| Given instruction |
In the entries below, find every line holding the string "this" and collect it.

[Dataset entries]
----------
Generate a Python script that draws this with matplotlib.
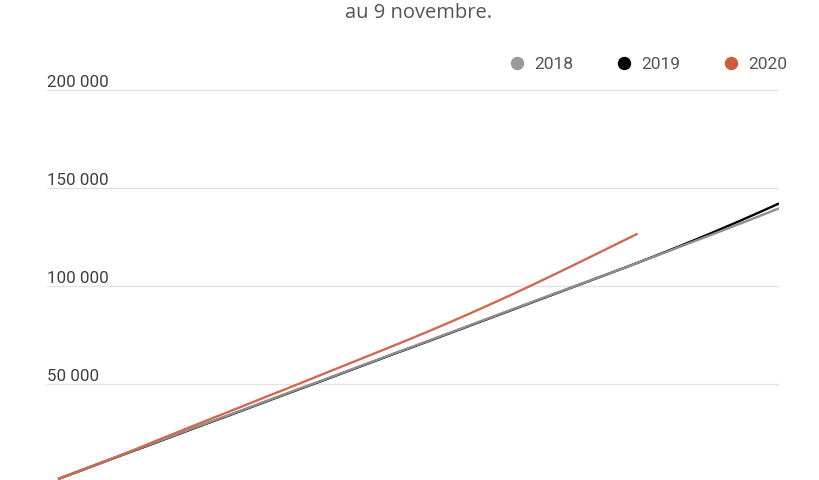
import matplotlib
matplotlib.use("Agg")
import matplotlib.pyplot as plt
from matplotlib.lines import Line2D
from matplotlib.transforms import blended_transform_factory

# ── data: cumulative totals per week ─────────────────────────────────────────

weeks = list(range(1, 53))

y2019 = [1500, 4200, 6900, 9600, 12300, 15000, 17600, 20300, 23000, 25700,
         28400, 31100, 33700, 36400, 39100, 41800, 44500, 47200, 49800, 52500,
         55200, 57900, 60600, 63300, 66000, 68600, 71300, 74000, 76700, 79400,
         82100, 84800, 87500, 90200, 92900, 95600, 98300, 101000, 103700, 106400,
         109100, 111850, 114650, 117500, 120400, 123350, 126350, 129400, 132500,
         135650, 138850, 142100]

y2018 = [1500, 4300, 7100, 9800, 12500, 15200, 17800, 20500, 23200, 25900,
         28600, 31300, 33900, 36600, 39300, 42000, 44700, 47400, 50000, 52700,
         55400, 58100, 60800, 63500, 66200, 68800, 71500, 74200, 76900, 79600,
         82300, 85000, 87700, 90400, 93100, 95800, 98400, 101100, 103800, 106400,
         109100, 111800, 114550, 117300, 120050, 122800, 125550, 128300, 131100,
         133900, 136750, 139600]

weeks_2020 = weeks[:42]
y2020 = [1500, 4200, 6900, 9600, 12400, 15300, 18200, 21200, 24100, 27000,
         29900, 32800, 35600, 38500, 41400, 44300, 47100, 50000, 52900, 55800,
         58700, 61600, 64500, 67400, 70300, 73250, 76250, 79300, 82400, 85550,
         88750, 92000, 95300, 98650, 102050, 105500, 109000, 112500, 116050,
         119600, 123150, 126700]

grid_values = [50000, 100000, 150000, 200000]
grid_labels = ["50 000", "100 000", "150 000", "200 000"]

series = [("2018", "#999999"), ("2019", "#000000"), ("2020", "#cf5b3e")]

plt.rcParams["font.family"] = ["Roboto", "DejaVu Sans"]

fig = plt.figure(figsize=(8.2, 4.8), dpi=100)
ax = fig.add_axes([47 / 820, 0, 732 / 820, 1])
ax.set_xlim(0.22, 52)
ax.set_ylim(1020, 245900)
ax.axis("off")

# gridlines + labels sitting on them
trans = blended_transform_factory(ax.transAxes, ax.transData)
for val, lab in zip(grid_values, grid_labels):
    ax.axhline(val, color="#e3e3e3", lw=1, zorder=0)
    ax.annotate(lab, (0, val), xycoords=trans, xytext=(0, 2.2),
                textcoords="offset points", ha="left", va="baseline",
                fontsize=12.2, color="#3f3f3f")

ax.plot(weeks, y2019, color="#000000", lw=1.7, solid_capstyle="butt", zorder=2)
ax.plot(weeks, y2018, color="#8f8f8f", lw=1.7, solid_capstyle="butt", zorder=3)
ax.plot(weeks_2020, y2020, color="#cf6a50", lw=1.7, solid_capstyle="butt", zorder=4)

fig.text(419 / 820, 1 - 18 / 480, "au 9 novembre.", ha="center", va="baseline",
         fontsize=14.5, color="#555555", family=["Open Sans", "DejaVu Sans"])

handles = [Line2D([], [], marker="o", linestyle="none", markersize=8.6,
                  markerfacecolor=c, markeredgecolor=c) for _, c in series]
leg = fig.legend(handles, [s for s, _ in series], ncol=3, frameon=False,
                 loc="center right", bbox_to_anchor=(787 / 820, 1 - 64 / 480),
                 fontsize=12.5, handlelength=0.8, handletextpad=0.6,
                 columnspacing=2.5, borderpad=0, borderaxespad=0)
for t in leg.get_texts():
    t.set_color("#555555")

fig.savefig("out.png", dpi=100)
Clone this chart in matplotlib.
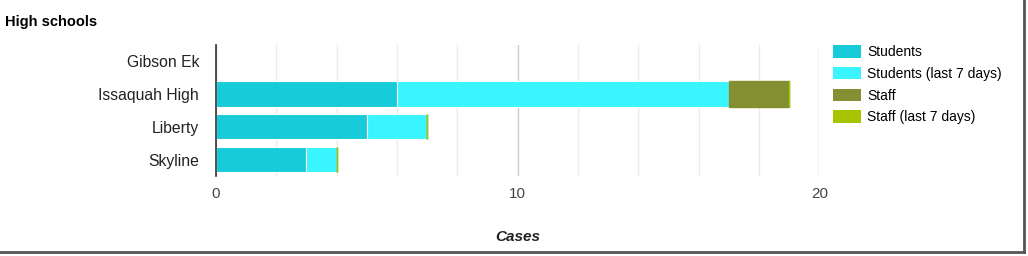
import numpy as np
import matplotlib
matplotlib.use("Agg")
import matplotlib.pyplot as plt
from matplotlib.lines import Line2D
from matplotlib.patches import Patch

schools = ["Gibson Ek", "Issaquah High", "Liberty", "Skyline"]
students = [np.nan, 6, 5, 3]
students_7d = [np.nan, 11, 2, 1]
staff = [np.nan, 2, 0, 0]
staff_7d = [np.nan, 0, 0, 0]

series = ["Students", "Students (last 7 days)", "Staff", "Staff (last 7 days)"]
colors = ["#17cbd9", "#3af4fe", "#848f32", "#a8c400"]
x_ticks = [0, 10, 20]

plt.rcParams["font.family"] = ["Liberation Sans", "DejaVu Sans"]

fig = plt.figure(figsize=(10.28, 2.56), dpi=100)
ax = fig.add_axes([0.21, 0.3125, 0.587, 0.512])

y = np.arange(len(schools))
left = np.zeros(len(schools))
for vals, col in zip([students, students_7d, staff, staff_7d], colors):
    v = np.nan_to_num(np.array(vals, dtype=float))
    mask = ~np.isnan(np.array(vals, dtype=float))
    if col == colors[-1] or col == colors[2]:
        ax.barh(y[mask], v[mask], left=left[mask], height=0.77, color=col,
                edgecolor=col, linewidth=1.0, zorder=3)
    else:
        ax.barh(y[mask], v[mask], left=left[mask], height=0.77, color=col,
                edgecolor="white", linewidth=0.8, zorder=3)
    left = left + v

ax.set_xlim(0, 20)
ax.set_ylim(len(schools) - 0.5, -0.5)
ax.set_yticks(y)
ax.set_yticklabels(schools, fontsize=11.3, color="#222222")
ax.set_xticks(x_ticks)
ax.set_xticklabels([str(t) for t in x_ticks], fontsize=11, color="#444444")
ax.set_xticks(np.arange(0, 21, 2), minor=True)
ax.tick_params(axis="y", length=0, pad=12)
ax.tick_params(axis="x", which="both", length=0, pad=8)
ax.grid(axis="x", which="minor", color="#ebebeb", linewidth=1, zorder=0)
ax.grid(axis="x", which="major", color="#cccccc", linewidth=1, zorder=0)
for s in ["top", "right", "bottom"]:
    ax.spines[s].set_visible(False)
ax.spines["left"].set_color("#333333")
ax.spines["left"].set_linewidth(1.2)
ax.spines["left"].set_zorder(4)

ax.set_xlabel("Cases", fontsize=11, fontstyle="italic", fontweight="bold",
              color="#222222", labelpad=21)

fig.text(0.005, 0.915, "High schools", fontsize=10.5, fontweight="bold",
         color="#000000", va="center")

handles = [Patch(facecolor=c, edgecolor="none") for c in colors]
fig.legend(handles, series, loc="upper left", bbox_to_anchor=(0.8105, 0.823),
           frameon=False, fontsize=10, handlelength=2.0, handleheight=1.0,
           labelspacing=0.55, handletextpad=0.45, borderaxespad=0,
           borderpad=0)

# screenshot frame
fig.add_artist(Line2D([0.0, 0.9965], [0.0156, 0.0156], transform=fig.transFigure,
                      color="#555555", linewidth=2.0))
fig.add_artist(Line2D([0.9965, 0.9965], [0.0156, 1.0], transform=fig.transFigure,
                      color="#555555", linewidth=2.0))

fig.savefig("out.png", dpi=100)
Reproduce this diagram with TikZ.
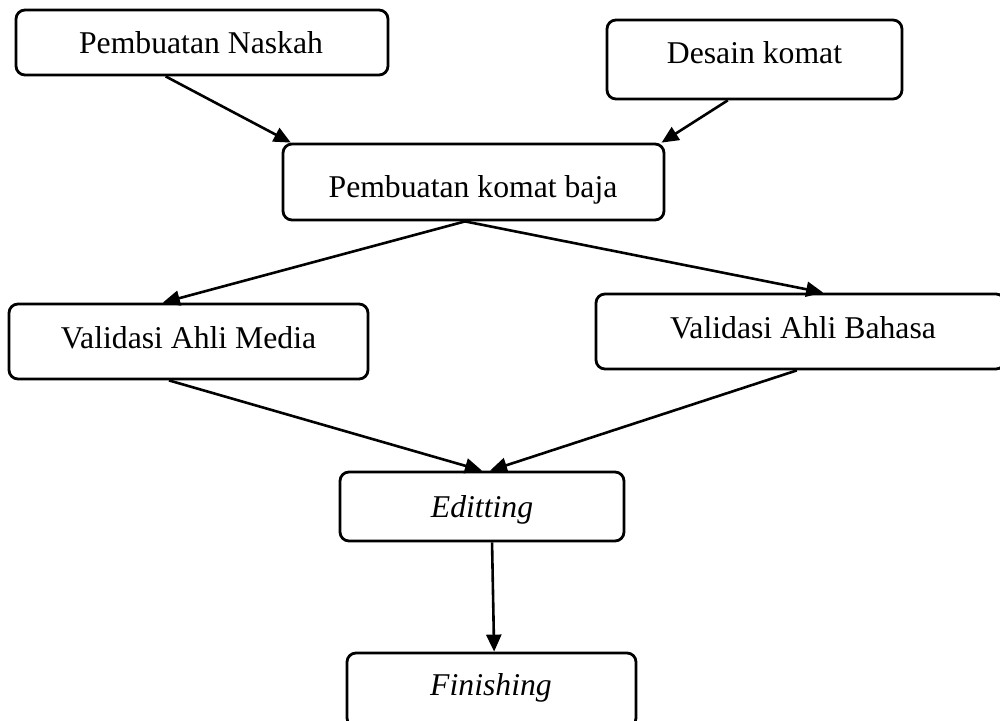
\documentclass[tikz,border=0pt]{standalone}
\usepackage{fontspec}
\setmainfont{Liberation Serif}
\usetikzlibrary{arrows.meta,calc}
\begin{document}
\begin{tikzpicture}[x=1pt,y=-1pt,
  box/.style={draw, line width=2.8pt, rounded corners=9pt, rectangle, inner sep=0pt, fill=none},
  lbl/.style={anchor=base, inner sep=0pt, font=\fontsize{31.7pt}{38pt}\selectfont},
  conn/.style={line width=2.6pt, -{Triangle[length=17pt,width=15pt]}}]
\useasboundingbox (0,0) rectangle (1000,720);
% boxes
\node[box, minimum width=372pt, minimum height=65pt] (n1) at (202,42.5) {};
\node[box, minimum width=295pt, minimum height=79pt] (n2) at (754.5,59.5) {};
\node[box, minimum width=381pt, minimum height=76pt] (n3) at (473.5,182) {};
\node[box, minimum width=359pt, minimum height=75pt] (n4) at (188.5,341.5) {};
\node[box, minimum width=409pt, minimum height=75pt] (n5) at (800.5,331.5) {};
\node[box, minimum width=284pt, minimum height=69pt] (n6) at (482,506.5) {};
\node[box, minimum width=289pt, minimum height=74pt] (n7) at (491.5,690) {};
% texts
\node[lbl] (t1) at (201,53) {Pembuatan Naskah};
\node[lbl] (t2) at (754.5,63) {Desain komat};
\node[lbl] (t3) at (473,197) {Pembuatan komat baja};
\node[lbl] (t4) at (188.5,348) {Validasi Ahli Media};
\node[lbl] (t5) at (803,338) {Validasi Ahli Bahasa};
\node[lbl] (t6) at (482,517) {\itshape Editting};
\node[lbl] (t7) at (491,695) {\itshape Finishing};
% connectors
\draw[conn] ($(n1.south west)!0.403!(n1.south east)$) -- ($(n3.north west)!0.024!(n3.north east)$);
\draw[conn] ($(n2.south west)!0.41!(n2.south east)$) -- ($(n3.north west)!0.99!(n3.north east)$);
\draw[conn] ($(n3.south west)!0.478!(n3.south east)$) -- ($(n4.north west)!0.429!(n4.north east)$);
\draw[conn] ($(n3.south west)!0.478!(n3.south east)$) -- ($(n5.north west)!0.555!(n5.north east)$);
\draw[conn] ($(n4.south west)!0.446!(n4.south east)$) -- ($(n6.north west)!0.5!(n6.north east)$);
\draw[conn] ($(n5.south west)!0.491!(n5.south east)$) -- ($(n6.north west)!0.528!(n6.north east)$);
\draw[conn] ($(n6.south west)!0.535!(n6.south east)$) -- ($(n7.north west)!0.509!(n7.north east)$);
\end{tikzpicture}
\end{document}
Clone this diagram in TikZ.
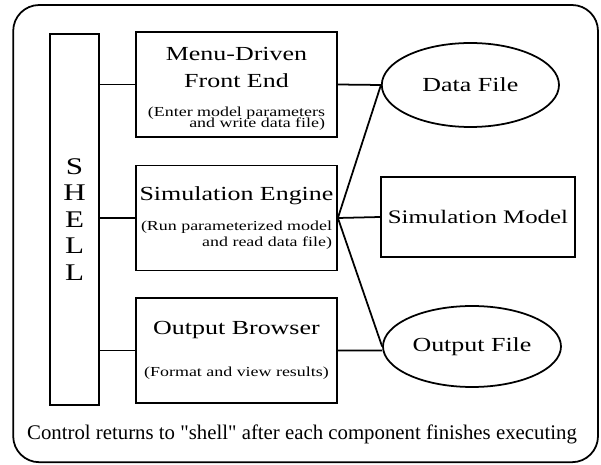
\documentclass[tikz,border=0pt]{standalone}
\usepackage{fontspec}
\setmainfont{Liberation Serif}[FakeStretch=1.3]
% plain family: no stretch and no TeX quote ligatures
\newfontfamily\plainrm{Liberation Serif}
\usetikzlibrary{
    shapes.geometric,
    positioning
}

\newcommand{\bigtxt}{\fontsize{14.2}{19}\selectfont}
\newcommand{\notetxt}{\fontsize{9.8}{12}\selectfont}
\newcommand{\shelltxt}{\fontsize{17}{18.8}\selectfont}

\begin{document}
\begin{tikzpicture}[
    line width=1.25pt,
    unit/.style={draw, rectangle, minimum width=5.025cm, minimum height=2.625cm,
        align=center, font=\bigtxt, inner sep=0pt},
    store/.style={draw, ellipse, minimum width=4.43cm, minimum height=2.1cm,
        font=\bigtxt, inner sep=0pt}
]
    \useasboundingbox (0, 0) rectangle (15.025, 11.625);
    \draw[rounded corners=0.65cm] (0.33, 0.07) rectangle (14.95, 11.5);

    % the shell and the three programs it starts
    \node[draw, minimum width=1.225cm, minimum height=9.275cm, align=center,
        font=\shelltxt] (shell) at (1.8625, 6.1375) {S\\H\\E\\L\\L};
    \node[unit] (front) at (5.9125, 9.5125) {\rule{0pt}{15.4pt}Menu-Driven\\Front End\\[9.5pt]
        \notetxt\shortstack[r]{(Enter model parameters\\[-4pt]and write data file)}};
    \node[unit] (engine) at (5.9125, 6.175) {Simulation Engine\\[10.5pt]
        \notetxt\shortstack[r]{(Run parameterized model\\[-0.8pt]and read data file)}};
    \node[unit] (browser) at (5.9125, 2.8625) {Output Browser\\[11pt]
        {\notetxt (Format and view results)}};

    % files and the model
    \node[store] (data) at (11.76, 9.5) {Data File};
    \node[draw, minimum width=4.85cm, minimum height=2cm, font=\fontsize{13.6}{19}\selectfont,
        inner sep=0pt] (model) at (11.95, 6.2) {Simulation Model};
    \node[store, minimum width=4.45cm, minimum height=2.025cm] (output)
        at (11.8, 2.9625) {Output File};

    \draw
    (shell.east |- front.west) -- (front.west)
    (shell.east |- engine.west) -- (engine.west)
    (shell.east |- browser.west) -- (browser.west);
    \draw
    (front.east) -- (data.west)
    (engine.east) -- (data.west)
    (engine.east) -- (model.west)
    (engine.east) -- (output.west)
    (browser.east) -- (browser.east -| output.west);

    \node[font=\plainrm\fontsize{14.8}{19}\selectfont, anchor=base] (note) at (7.55, 0.625)
        {Control returns to "shell" after each component finishes executing};
\end{tikzpicture}
\end{document}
----------
| Task output |
Generate a Python script that draws this with matplotlib.
Clone this chart in matplotlib.
Reproduce this diagram with TikZ.
Clone this diagram in TikZ.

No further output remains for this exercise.